Start of Supplied entries

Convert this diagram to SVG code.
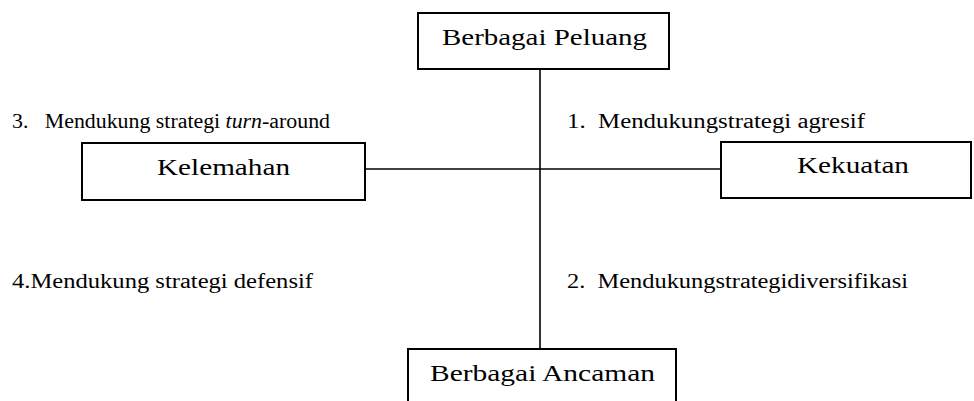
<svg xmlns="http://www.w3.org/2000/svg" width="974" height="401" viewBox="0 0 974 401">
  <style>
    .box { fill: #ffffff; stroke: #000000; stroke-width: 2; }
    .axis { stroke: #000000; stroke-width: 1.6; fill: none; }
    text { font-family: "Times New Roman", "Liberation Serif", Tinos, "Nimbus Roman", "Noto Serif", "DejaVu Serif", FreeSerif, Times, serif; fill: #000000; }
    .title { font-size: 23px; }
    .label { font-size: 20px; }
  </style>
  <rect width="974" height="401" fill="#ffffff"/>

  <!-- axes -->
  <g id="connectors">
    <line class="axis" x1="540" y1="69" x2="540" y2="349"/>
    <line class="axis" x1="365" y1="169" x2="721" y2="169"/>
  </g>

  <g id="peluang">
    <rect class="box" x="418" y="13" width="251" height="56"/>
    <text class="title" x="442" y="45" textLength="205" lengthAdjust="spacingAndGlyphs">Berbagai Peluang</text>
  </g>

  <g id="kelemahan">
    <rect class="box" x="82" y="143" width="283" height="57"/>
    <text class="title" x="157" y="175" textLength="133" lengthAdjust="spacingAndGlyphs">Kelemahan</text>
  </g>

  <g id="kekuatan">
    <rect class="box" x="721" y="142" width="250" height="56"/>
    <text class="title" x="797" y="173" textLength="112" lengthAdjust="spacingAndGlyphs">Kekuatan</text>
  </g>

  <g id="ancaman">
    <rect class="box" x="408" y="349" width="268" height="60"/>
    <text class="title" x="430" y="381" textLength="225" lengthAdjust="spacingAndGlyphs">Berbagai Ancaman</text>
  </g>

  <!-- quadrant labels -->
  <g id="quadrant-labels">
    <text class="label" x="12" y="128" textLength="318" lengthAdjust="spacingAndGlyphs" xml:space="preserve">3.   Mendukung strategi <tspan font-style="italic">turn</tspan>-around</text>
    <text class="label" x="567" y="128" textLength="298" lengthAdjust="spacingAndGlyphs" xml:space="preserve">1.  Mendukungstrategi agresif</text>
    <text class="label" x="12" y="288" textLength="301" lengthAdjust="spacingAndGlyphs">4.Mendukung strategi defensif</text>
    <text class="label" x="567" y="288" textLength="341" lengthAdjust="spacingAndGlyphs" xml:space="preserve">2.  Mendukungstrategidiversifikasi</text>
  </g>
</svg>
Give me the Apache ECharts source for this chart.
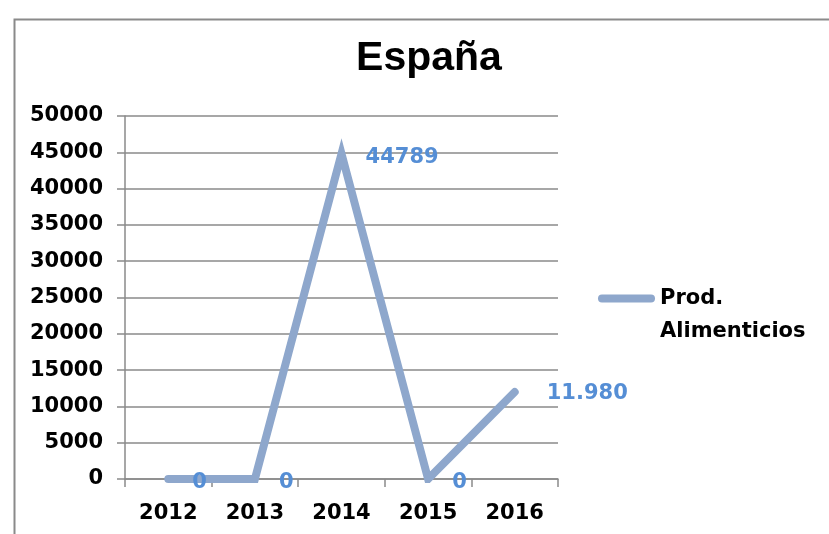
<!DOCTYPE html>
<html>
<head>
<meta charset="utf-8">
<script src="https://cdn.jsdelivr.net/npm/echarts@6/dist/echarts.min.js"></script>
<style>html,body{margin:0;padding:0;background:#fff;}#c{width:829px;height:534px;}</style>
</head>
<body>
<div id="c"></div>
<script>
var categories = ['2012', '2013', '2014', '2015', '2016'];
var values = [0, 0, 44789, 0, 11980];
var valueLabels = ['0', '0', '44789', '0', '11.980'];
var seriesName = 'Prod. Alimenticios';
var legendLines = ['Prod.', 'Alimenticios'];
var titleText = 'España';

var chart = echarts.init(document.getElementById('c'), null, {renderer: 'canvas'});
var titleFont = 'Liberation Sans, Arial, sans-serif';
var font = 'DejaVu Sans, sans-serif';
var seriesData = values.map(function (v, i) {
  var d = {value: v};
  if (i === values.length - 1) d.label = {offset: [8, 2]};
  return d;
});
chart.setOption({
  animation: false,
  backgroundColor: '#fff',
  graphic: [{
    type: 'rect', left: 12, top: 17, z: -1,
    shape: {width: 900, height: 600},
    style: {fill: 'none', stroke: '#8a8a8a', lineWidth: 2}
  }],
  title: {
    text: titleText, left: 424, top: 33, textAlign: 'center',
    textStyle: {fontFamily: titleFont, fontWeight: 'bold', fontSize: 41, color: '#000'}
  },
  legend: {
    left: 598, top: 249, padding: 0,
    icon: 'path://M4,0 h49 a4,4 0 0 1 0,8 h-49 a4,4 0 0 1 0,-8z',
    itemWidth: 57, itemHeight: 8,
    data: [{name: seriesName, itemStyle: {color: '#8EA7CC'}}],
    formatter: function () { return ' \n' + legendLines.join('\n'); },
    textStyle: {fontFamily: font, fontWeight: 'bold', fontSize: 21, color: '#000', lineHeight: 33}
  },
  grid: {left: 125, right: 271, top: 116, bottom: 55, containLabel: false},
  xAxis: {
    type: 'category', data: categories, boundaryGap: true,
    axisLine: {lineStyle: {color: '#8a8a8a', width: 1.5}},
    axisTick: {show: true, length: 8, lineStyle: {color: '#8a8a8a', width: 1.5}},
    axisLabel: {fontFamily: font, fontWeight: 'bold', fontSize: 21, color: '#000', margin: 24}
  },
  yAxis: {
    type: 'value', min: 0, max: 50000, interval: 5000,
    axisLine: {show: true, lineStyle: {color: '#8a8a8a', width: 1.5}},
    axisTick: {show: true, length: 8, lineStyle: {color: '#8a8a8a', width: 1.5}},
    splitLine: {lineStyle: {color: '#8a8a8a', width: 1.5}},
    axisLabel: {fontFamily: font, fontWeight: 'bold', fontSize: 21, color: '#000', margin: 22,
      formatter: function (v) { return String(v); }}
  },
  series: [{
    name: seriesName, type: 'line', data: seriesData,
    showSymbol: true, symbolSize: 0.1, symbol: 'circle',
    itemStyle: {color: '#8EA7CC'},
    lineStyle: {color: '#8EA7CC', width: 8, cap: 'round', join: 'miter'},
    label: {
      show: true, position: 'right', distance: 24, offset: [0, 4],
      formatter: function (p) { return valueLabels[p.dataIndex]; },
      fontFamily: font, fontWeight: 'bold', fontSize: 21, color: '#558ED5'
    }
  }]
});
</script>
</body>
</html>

End of Supplied entries

> Exercise:
Repeat all of the records verbatim, leaving out the pictures.

> Solution for this task:
Convert this diagram to SVG code.
<svg xmlns="http://www.w3.org/2000/svg" width="974" height="401" viewBox="0 0 974 401">
  <style>
    .box { fill: #ffffff; stroke: #000000; stroke-width: 2; }
    .axis { stroke: #000000; stroke-width: 1.6; fill: none; }
    text { font-family: "Times New Roman", "Liberation Serif", Tinos, "Nimbus Roman", "Noto Serif", "DejaVu Serif", FreeSerif, Times, serif; fill: #000000; }
    .title { font-size: 23px; }
    .label { font-size: 20px; }
  </style>
  <rect width="974" height="401" fill="#ffffff"/>

  <!-- axes -->
  <g id="connectors">
    <line class="axis" x1="540" y1="69" x2="540" y2="349"/>
    <line class="axis" x1="365" y1="169" x2="721" y2="169"/>
  </g>

  <g id="peluang">
    <rect class="box" x="418" y="13" width="251" height="56"/>
    <text class="title" x="442" y="45" textLength="205" lengthAdjust="spacingAndGlyphs">Berbagai Peluang</text>
  </g>

  <g id="kelemahan">
    <rect class="box" x="82" y="143" width="283" height="57"/>
    <text class="title" x="157" y="175" textLength="133" lengthAdjust="spacingAndGlyphs">Kelemahan</text>
  </g>

  <g id="kekuatan">
    <rect class="box" x="721" y="142" width="250" height="56"/>
    <text class="title" x="797" y="173" textLength="112" lengthAdjust="spacingAndGlyphs">Kekuatan</text>
  </g>

  <g id="ancaman">
    <rect class="box" x="408" y="349" width="268" height="60"/>
    <text class="title" x="430" y="381" textLength="225" lengthAdjust="spacingAndGlyphs">Berbagai Ancaman</text>
  </g>

  <!-- quadrant labels -->
  <g id="quadrant-labels">
    <text class="label" x="12" y="128" textLength="318" lengthAdjust="spacingAndGlyphs" xml:space="preserve">3.   Mendukung strategi <tspan font-style="italic">turn</tspan>-around</text>
    <text class="label" x="567" y="128" textLength="298" lengthAdjust="spacingAndGlyphs" xml:space="preserve">1.  Mendukungstrategi agresif</text>
    <text class="label" x="12" y="288" textLength="301" lengthAdjust="spacingAndGlyphs">4.Mendukung strategi defensif</text>
    <text class="label" x="567" y="288" textLength="341" lengthAdjust="spacingAndGlyphs" xml:space="preserve">2.  Mendukungstrategidiversifikasi</text>
  </g>
</svg>
Give me the Apache ECharts source for this chart.
<!DOCTYPE html>
<html>
<head>
<meta charset="utf-8">
<script src="https://cdn.jsdelivr.net/npm/echarts@6/dist/echarts.min.js"></script>
<style>html,body{margin:0;padding:0;background:#fff;}#c{width:829px;height:534px;}</style>
</head>
<body>
<div id="c"></div>
<script>
var categories = ['2012', '2013', '2014', '2015', '2016'];
var values = [0, 0, 44789, 0, 11980];
var valueLabels = ['0', '0', '44789', '0', '11.980'];
var seriesName = 'Prod. Alimenticios';
var legendLines = ['Prod.', 'Alimenticios'];
var titleText = 'España';

var chart = echarts.init(document.getElementById('c'), null, {renderer: 'canvas'});
var titleFont = 'Liberation Sans, Arial, sans-serif';
var font = 'DejaVu Sans, sans-serif';
var seriesData = values.map(function (v, i) {
  var d = {value: v};
  if (i === values.length - 1) d.label = {offset: [8, 2]};
  return d;
});
chart.setOption({
  animation: false,
  backgroundColor: '#fff',
  graphic: [{
    type: 'rect', left: 12, top: 17, z: -1,
    shape: {width: 900, height: 600},
    style: {fill: 'none', stroke: '#8a8a8a', lineWidth: 2}
  }],
  title: {
    text: titleText, left: 424, top: 33, textAlign: 'center',
    textStyle: {fontFamily: titleFont, fontWeight: 'bold', fontSize: 41, color: '#000'}
  },
  legend: {
    left: 598, top: 249, padding: 0,
    icon: 'path://M4,0 h49 a4,4 0 0 1 0,8 h-49 a4,4 0 0 1 0,-8z',
    itemWidth: 57, itemHeight: 8,
    data: [{name: seriesName, itemStyle: {color: '#8EA7CC'}}],
    formatter: function () { return ' \n' + legendLines.join('\n'); },
    textStyle: {fontFamily: font, fontWeight: 'bold', fontSize: 21, color: '#000', lineHeight: 33}
  },
  grid: {left: 125, right: 271, top: 116, bottom: 55, containLabel: false},
  xAxis: {
    type: 'category', data: categories, boundaryGap: true,
    axisLine: {lineStyle: {color: '#8a8a8a', width: 1.5}},
    axisTick: {show: true, length: 8, lineStyle: {color: '#8a8a8a', width: 1.5}},
    axisLabel: {fontFamily: font, fontWeight: 'bold', fontSize: 21, color: '#000', margin: 24}
  },
  yAxis: {
    type: 'value', min: 0, max: 50000, interval: 5000,
    axisLine: {show: true, lineStyle: {color: '#8a8a8a', width: 1.5}},
    axisTick: {show: true, length: 8, lineStyle: {color: '#8a8a8a', width: 1.5}},
    splitLine: {lineStyle: {color: '#8a8a8a', width: 1.5}},
    axisLabel: {fontFamily: font, fontWeight: 'bold', fontSize: 21, color: '#000', margin: 22,
      formatter: function (v) { return String(v); }}
  },
  series: [{
    name: seriesName, type: 'line', data: seriesData,
    showSymbol: true, symbolSize: 0.1, symbol: 'circle',
    itemStyle: {color: '#8EA7CC'},
    lineStyle: {color: '#8EA7CC', width: 8, cap: 'round', join: 'miter'},
    label: {
      show: true, position: 'right', distance: 24, offset: [0, 4],
      formatter: function (p) { return valueLabels[p.dataIndex]; },
      fontFamily: font, fontWeight: 'bold', fontSize: 21, color: '#558ED5'
    }
  }]
});
</script>
</body>
</html>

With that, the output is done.